Citing the former mascot’s ties to the Confederacy, Lenart told members of the Fairfax community that the decision was one that had been made last September. Its athletic programs purchased and distributed uniforms that avoided the word “rebel” this past year in preparation for the transition.

“At Fairfax, we pride ourselves on inclusivity, family, belongingness, respect, and integrity, and given the history of Rebel, it is time for a change: Moving forward, Fairfax High School will no longer be the Rebel Pride; we will be known as the Fairfax Lions,” Lenart said in an email bulletin distributed by Fairfax County Public Schools.

As principal, Lenart was authorized to make the decision unilaterally, though the FCPS school board voiced its support for the change. The street adjacent to school, Rebel Run, will subsequently be renamed Lion Run at a school board meeting Thursday.
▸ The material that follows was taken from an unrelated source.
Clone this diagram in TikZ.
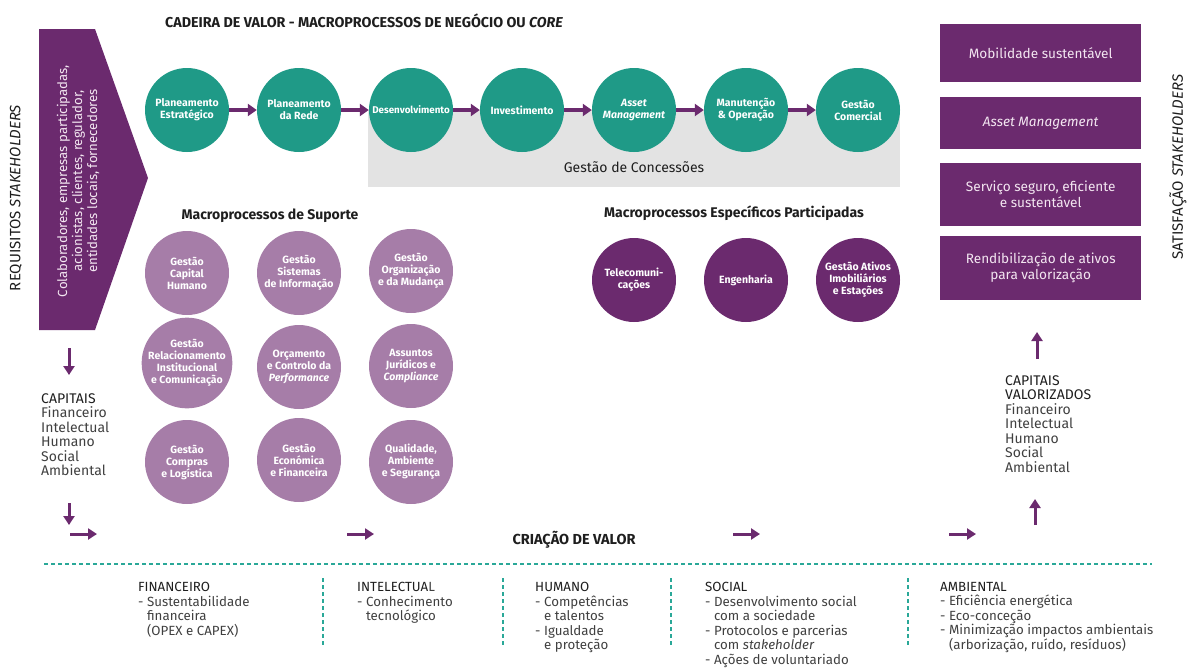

The announcement comes amid nationwide protests for racial equity following the death of Minneapolis resident George Floyd, who died May 25 after a police officer kept his knee on his neck for eight minutes and 48 seconds. Nationally, sports leagues have made changes such as NASCAR’s ban of the Confederate flag and the NFL admitting it was wrong to fight the players on kneeling during the national anthem.

Fellow Fairfax County high school J.E.B. Stuart, named after a Confederate general, adopted Justice High School ahead of the 2018-19 school year.  In January 2019, Arlington County high school Washington-Lee changed its name to Washington-Liberty to rid itself of references to top Confederate general Robert E. Lee. A meeting to discuss the name changes for Stonewall Jackson High School and Stonewall Middle School will reportedly be held Monday.